The NBA’s second season tips off on Saturday, a post-season chase for a championship that could very well be the last basketball games played for a very long time.
With labour clouds hovering over the playoffs, any opinion expressed, intended or otherwise, will be scrutinized by the league.
Whether it’s innocuous or callous, fines will be meted out.
That’s why Lakers head coach Phil Jackson, who will step down for good once L.A.’s post-season run is over, was hit with a $75,000 fine, and the franchise slapped with an additional $75,000 fine, all because of comments made a week earlier.

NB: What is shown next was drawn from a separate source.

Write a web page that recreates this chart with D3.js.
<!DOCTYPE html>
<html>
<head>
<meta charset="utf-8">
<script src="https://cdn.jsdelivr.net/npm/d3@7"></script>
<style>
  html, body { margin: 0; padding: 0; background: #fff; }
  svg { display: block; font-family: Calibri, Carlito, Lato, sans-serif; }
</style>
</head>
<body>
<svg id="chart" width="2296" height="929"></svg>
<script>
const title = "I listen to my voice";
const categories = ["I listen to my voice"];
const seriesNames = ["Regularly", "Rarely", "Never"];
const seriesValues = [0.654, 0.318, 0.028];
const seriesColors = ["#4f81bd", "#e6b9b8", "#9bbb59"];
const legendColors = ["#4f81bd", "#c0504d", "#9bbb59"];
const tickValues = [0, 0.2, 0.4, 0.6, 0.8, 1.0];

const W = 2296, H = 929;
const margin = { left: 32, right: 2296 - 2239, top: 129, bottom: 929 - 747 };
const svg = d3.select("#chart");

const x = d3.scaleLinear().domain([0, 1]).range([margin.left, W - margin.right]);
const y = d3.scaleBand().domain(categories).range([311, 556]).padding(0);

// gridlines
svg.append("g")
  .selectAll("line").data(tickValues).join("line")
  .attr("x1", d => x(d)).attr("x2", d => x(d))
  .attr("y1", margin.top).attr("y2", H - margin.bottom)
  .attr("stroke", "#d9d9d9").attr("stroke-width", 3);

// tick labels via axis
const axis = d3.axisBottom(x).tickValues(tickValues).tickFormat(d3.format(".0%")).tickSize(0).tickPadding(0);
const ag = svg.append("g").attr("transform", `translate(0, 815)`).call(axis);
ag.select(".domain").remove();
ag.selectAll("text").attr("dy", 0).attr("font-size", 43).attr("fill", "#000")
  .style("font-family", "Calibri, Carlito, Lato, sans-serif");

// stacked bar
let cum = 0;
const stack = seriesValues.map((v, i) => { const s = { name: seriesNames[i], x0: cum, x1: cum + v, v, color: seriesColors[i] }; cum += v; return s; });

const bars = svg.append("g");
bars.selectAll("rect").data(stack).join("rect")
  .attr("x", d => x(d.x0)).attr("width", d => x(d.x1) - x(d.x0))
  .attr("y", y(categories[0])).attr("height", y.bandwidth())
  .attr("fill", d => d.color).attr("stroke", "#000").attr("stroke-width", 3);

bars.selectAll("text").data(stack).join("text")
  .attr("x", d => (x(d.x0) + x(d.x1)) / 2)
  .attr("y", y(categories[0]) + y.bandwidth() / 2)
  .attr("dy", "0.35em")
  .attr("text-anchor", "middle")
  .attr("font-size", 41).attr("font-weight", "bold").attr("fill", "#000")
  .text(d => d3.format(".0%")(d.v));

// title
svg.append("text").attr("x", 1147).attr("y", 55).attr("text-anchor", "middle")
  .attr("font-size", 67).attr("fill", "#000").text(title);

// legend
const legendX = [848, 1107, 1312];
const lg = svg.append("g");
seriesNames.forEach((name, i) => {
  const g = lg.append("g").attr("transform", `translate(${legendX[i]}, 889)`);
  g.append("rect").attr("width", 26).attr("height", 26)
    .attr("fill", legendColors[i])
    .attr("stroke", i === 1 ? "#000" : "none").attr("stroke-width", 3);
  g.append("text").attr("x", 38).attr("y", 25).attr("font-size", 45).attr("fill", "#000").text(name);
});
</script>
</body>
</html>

“Who knows what the NBA is going to look like after this year?” Jackson said. “I think there’s some people pretty convinced there’s not going to be a year next year.”
Head games have been part of Jackson’s coaching arsenal for years, his ability to plant a seed as important as drawing up a play.

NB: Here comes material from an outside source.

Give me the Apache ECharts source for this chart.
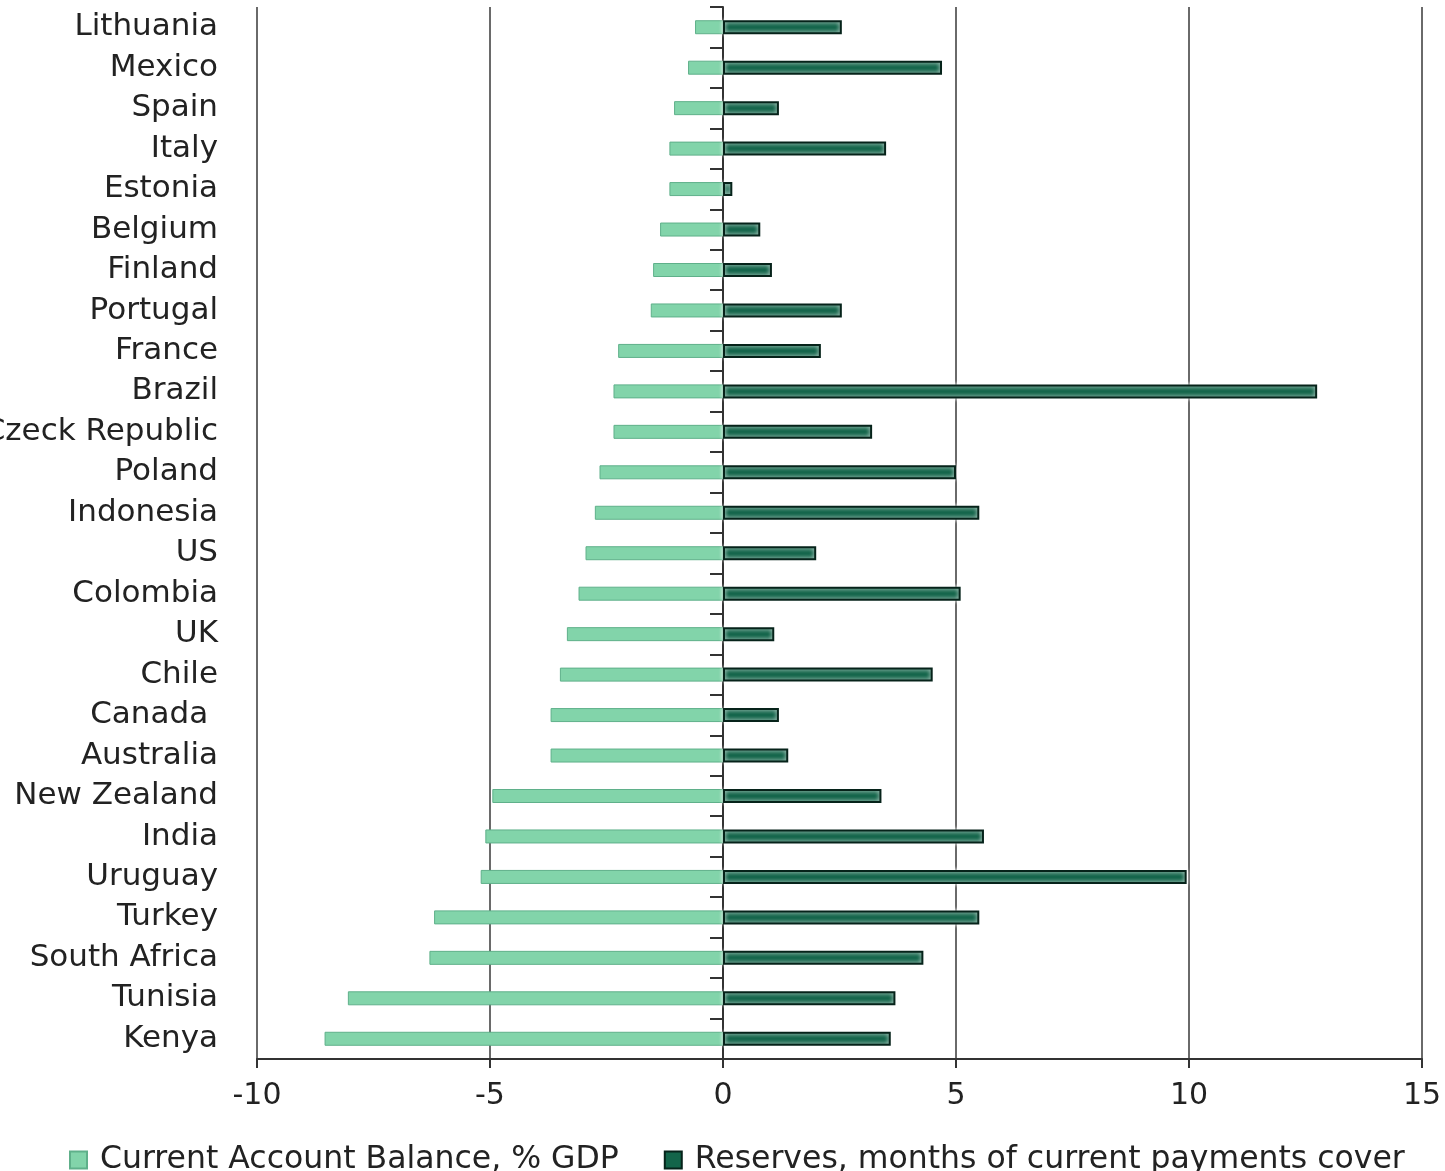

Last spring, Jackson felt Kevin Durant got too much respect from the officials, that Steve Nash travelled, among other beefs.
When Kobe Bryant was fined $100,000 for using an anti-gay remark, Jackson would opine: “They (NBA) just do it according to what a person makes.”

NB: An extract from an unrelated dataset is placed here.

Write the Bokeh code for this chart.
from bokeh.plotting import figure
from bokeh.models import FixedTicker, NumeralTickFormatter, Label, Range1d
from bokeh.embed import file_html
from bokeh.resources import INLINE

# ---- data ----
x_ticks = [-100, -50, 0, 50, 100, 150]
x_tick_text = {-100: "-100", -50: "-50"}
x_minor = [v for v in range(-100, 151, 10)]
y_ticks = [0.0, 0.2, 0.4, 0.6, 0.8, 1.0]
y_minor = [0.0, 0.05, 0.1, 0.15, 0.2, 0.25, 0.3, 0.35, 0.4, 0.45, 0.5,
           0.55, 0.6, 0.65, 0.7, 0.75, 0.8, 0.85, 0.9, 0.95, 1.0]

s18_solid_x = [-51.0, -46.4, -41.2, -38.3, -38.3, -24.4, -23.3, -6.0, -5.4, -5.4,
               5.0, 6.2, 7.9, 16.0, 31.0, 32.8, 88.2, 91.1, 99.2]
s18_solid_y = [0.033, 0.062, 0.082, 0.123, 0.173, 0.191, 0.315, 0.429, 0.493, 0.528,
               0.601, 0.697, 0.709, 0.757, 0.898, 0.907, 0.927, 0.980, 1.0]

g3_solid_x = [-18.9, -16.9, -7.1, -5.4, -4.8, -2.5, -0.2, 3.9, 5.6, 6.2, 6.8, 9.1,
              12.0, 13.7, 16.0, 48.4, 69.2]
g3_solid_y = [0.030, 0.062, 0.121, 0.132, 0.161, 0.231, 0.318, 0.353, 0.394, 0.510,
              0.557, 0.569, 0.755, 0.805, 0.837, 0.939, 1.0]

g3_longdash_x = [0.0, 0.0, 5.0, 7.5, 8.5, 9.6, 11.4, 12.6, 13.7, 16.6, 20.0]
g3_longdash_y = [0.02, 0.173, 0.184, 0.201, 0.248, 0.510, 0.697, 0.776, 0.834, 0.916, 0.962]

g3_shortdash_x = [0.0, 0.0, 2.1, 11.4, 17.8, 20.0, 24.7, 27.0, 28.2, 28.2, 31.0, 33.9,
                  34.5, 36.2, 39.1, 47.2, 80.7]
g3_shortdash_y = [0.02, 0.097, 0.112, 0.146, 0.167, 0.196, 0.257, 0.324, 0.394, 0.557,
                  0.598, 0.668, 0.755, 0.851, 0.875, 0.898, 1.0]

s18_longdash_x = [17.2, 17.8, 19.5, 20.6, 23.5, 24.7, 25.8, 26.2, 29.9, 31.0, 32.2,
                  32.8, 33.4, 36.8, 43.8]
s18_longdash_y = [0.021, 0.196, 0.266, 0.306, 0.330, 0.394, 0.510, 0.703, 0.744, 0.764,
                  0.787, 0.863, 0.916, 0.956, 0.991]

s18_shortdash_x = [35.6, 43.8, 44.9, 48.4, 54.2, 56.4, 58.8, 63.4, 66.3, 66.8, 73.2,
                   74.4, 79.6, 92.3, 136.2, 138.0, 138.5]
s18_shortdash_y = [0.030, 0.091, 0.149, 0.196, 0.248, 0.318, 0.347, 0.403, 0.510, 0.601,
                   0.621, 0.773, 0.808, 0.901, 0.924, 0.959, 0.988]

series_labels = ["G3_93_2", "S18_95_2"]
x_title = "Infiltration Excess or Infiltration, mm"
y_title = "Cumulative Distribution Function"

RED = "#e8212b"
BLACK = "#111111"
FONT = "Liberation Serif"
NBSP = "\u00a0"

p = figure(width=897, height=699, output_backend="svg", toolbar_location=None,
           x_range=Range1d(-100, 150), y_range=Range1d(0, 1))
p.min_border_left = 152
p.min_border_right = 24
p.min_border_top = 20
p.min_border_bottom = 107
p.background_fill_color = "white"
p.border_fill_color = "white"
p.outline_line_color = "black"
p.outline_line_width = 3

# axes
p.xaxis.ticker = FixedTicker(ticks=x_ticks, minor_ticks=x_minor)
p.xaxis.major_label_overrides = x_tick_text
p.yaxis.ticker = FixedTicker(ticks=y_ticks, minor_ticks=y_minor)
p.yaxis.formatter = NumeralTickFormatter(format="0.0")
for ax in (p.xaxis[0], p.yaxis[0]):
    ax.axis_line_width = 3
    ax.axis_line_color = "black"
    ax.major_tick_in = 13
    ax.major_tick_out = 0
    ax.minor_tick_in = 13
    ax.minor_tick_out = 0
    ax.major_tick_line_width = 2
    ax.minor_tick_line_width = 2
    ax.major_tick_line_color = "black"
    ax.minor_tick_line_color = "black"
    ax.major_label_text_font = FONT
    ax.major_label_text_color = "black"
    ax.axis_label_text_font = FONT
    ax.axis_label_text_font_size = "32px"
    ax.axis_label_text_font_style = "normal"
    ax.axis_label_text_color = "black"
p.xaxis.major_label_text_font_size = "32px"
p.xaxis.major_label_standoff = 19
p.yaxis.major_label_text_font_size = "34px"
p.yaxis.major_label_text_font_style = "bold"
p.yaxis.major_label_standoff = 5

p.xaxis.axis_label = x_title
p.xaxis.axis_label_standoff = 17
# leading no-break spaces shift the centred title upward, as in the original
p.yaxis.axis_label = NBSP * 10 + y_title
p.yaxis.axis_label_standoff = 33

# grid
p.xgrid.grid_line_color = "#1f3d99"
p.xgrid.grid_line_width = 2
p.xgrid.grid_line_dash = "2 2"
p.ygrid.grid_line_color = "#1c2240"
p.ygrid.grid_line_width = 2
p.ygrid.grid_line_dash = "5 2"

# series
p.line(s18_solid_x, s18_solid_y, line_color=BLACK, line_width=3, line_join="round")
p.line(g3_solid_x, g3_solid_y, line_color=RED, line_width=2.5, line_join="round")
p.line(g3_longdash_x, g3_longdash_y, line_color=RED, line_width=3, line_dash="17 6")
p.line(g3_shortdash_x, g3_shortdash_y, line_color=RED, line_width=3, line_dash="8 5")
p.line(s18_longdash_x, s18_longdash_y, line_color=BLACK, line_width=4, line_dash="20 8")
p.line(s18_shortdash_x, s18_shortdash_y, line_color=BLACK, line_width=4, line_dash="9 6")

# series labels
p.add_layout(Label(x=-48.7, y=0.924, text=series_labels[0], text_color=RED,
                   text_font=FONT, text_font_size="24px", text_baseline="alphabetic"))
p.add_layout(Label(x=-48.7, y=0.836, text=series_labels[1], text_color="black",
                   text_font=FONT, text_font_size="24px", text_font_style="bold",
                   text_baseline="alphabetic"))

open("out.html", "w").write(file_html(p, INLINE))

One, by extension, can argue that the Lakers are in one fine mess given how much they regressed at the tail-end of the regular season.
Regardless of Andrew Bynum’s problematic knee and L.A.’s aging team, the reigning two-time champs remain the team to beat, even though San Antonio emerged with the No. 1 seed in the West.
There’s no better closer than Bryant, no more formidable frontcourt than the Lakers and no team is as playoff tested.
Having closed out the regular season looking vulnerable, the Lakers now look to regain that championship form many are expecting.
It just remains to be seen if the Lakers will step up or be vanquished.
When asked on the eve of the playoffs to share his thoughts on the team, Bryant was atypically uncertain.
“I’m not sure,’’ he said. “I don’t know. This team is so weird. I don’t know what the hell everybody is going to look like tomorrow.”
The Lakers were scheduled to practise Friday in preparation for Sunday’s playoff opener at Staples Center against the New Orleans Hornets.
On paper, this has sweep written all over it, a much-needed opportunity for the Lakers to put aside their late-season struggles and begin to impose their will.
In the last four years, the Lakers have lost only four times to the Hornets, whose front line is completely overmatched against the Lakers, especially without injured power forward David West.
This past season, the Lakers swept their four-game series.
“I hope it doesn’t let us think that this is going to be anything easy,” Jackson said. “We’re going to have to really (prepare) with a kind of seriousness.
“They are a survival-type team and they are a very feisty group of guys.”
Feisty, but small, which does not lead to post-season success.
Saturday’s opening-day slate features Chicago playing host to Indiana, a series that figures to be short, Miami playing Philly, another quick and done, Orlando versus Atlanta in an intriguing matchup and Portland playing at Dallas in what shapes up as a curious pairing.
For the first time since 2004, the Knicks are back in the post-season and their opening-round meeting with Boston pits two historic teams.
“We’re new as a team, but I feel we have the right tools and leadership to win in the post-season,’’ Knicks forward/centre Amare Stoudemire said. “It’s just a matter of applying it.”
The Knicks ended the regular season on a seven-game win streak to secure the sixth seed and a date with the third-seeded Cs, a team that went 4-0 versus New York.
No opening-round matchup has as much marquee value than the Celtics and Knicks.
And no team will be under the microscope than the Miami Heat.
Since leading Miami to its 2006 title, Dwyane Wade has yet to advance past the first round.
For those not convinced that franchises can’t reverse their fortunes quickly, consider that Miami, without an injured Wade, won all of 15 games four years ago.
If the Heat goes all the way this spring, which is possible, it will exceed the total by one.
“You don’t ever know if you’re going to win a championship until you get there, but you know you have the pieces that can compete for one,” Wade said as the Heat prepared for Philly. “That’s where we’re at right now.”